3. Notificado desta reclamação, veio o representante do Ministério Público junto do Tribunal Constitucional dizer que a mesma era manifestamente infundada, bem como que “a argumentação deduzida pelo reclamante em nada abala os fundamentos da decisão reclamada, no que respeita à manifesta inverificação dos pressupostos da admissibilidade do recurso interposto” (fls. 45).
Cumpre apreciar.
II
4. Na decisão sumária ora reclamada (supra, 1.), considerou-se não ser possível conhecer do objecto do presente recurso, atendendo ao seu carácter atípico: o recorrente pretendia que o Tribunal Constitucional procedesse a uma interpretação conforme com a Constituição de certos preceitos legais, assim dilucidando uma controvérsia sobre o seu sentido e âmbito de aplicação, pedido esse que não se integrava na previsão de qualquer das alíneas do n.º 1 do artigo
70º da Lei do Tribunal Constitucional. Na verdade, o recorrente pedia a este Tribunal que se pronunciasse sobre “a relação normativa entre os artigos 291º e
310º do Código de Processo Penal à luz do art. 32º, n.º 1, da Constituição”.
Sendo esta a fundamentação da decisão sumária reclamada, é óbvio que a presente reclamação só poderia proceder se o reclamante demonstrasse que, contrariamente ao aí sustentado, não pedira a este Tribunal a resolução de uma controvérsia jurídica, mas a apreciação da conformidade constitucional de uma norma (ou interpretação normativa) que tivesse sido aplicada na decisão recorrida – ou, naturalmente, se demonstrasse (o que, na verdade, não se afigura possível) que um recurso de fiscalização concreta da constitucionalidade que tenha como objecto a dilucidação de uma controvérsia jurídica preenche a previsão de alguma das alíneas do n.º 1 do artigo 70º da Lei do Tribunal Constitucional.
Sucede, porém, que da leitura da presente reclamação resulta que não só esta última demonstração não foi realizada, como também que o reclamante reitera a sua pretensão de que o Tribunal Constitucional resolva uma determinada dúvida ou controvérsia (aliás colocada em termos pouco claros), não tentando sequer identificar qualquer norma ou interpretação normativa cuja apreciação pudesse constituir o objecto do presente recurso.
Com efeito, quando o reclamante afirma que “a ratio legis subjacente à interdição de recurso decretada no artigo 310º do Código de Processo Penal não pode ser tornada automaticamente extensiva à necessária interpretação conforme à Constituição (e, designadamente, ao seu artigo 32º, número 1) do regime constante do número 1 do artigo 291º também do Código de Processo Penal” (supra,
2.), não está a identificar qualquer norma ou interpretação normativa aplicada na decisão recorrida e que, do seu ponto de vista, seja inconstitucional, mas a sugerir que o Tribunal Constitucional siga determinados critérios na interpretação de certo preceito legal, a fim de obter um determinado resultado interpretativo (que, bem vistas as coisas, não se alcança verdadeiramente qual seja).
Em suma, da leitura da presente reclamação sai reforçada a conclusão de que o ora reclamante não logrou submeter ao Tribunal Constitucional um idóneo objecto de recurso.
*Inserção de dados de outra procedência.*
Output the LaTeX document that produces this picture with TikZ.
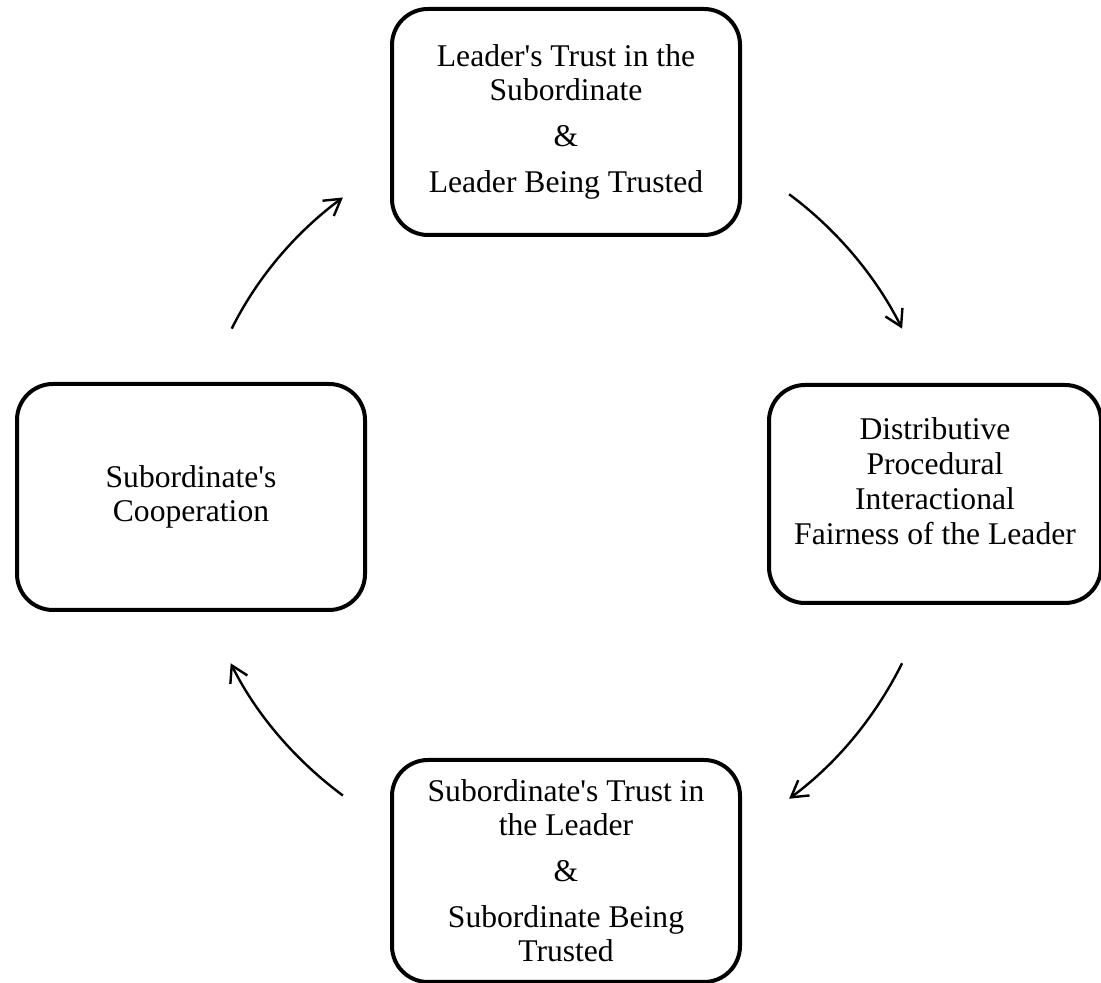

E, como é evidente, a circunstância de o reclamante se reservar o direito de o fazer mais tarde (ou seja, no momento das alegações), não destrói tal conclusão. Aliás, cumpre não esquecer que o objecto do recurso se define no momento da sua interposição ou, eventualmente, em momento posterior, em resposta a despacho de aperfeiçoamento (cfr. artigo 75º-A, n.º s 1 e 5 a 7, da Lei do Tribunal Constitucional).
Não existem, pois, motivos para revogar a decisão sumária reclamada.
III
5. Nestes termos, e pelos fundamentos expostos, indefere-se a presente reclamação, mantendo-se a decisão sumária reclamada que não tomou conhecimento do objecto do recurso.
Custas pelo reclamante, fixando-se a taxa de justiça em quinze unidades de conta.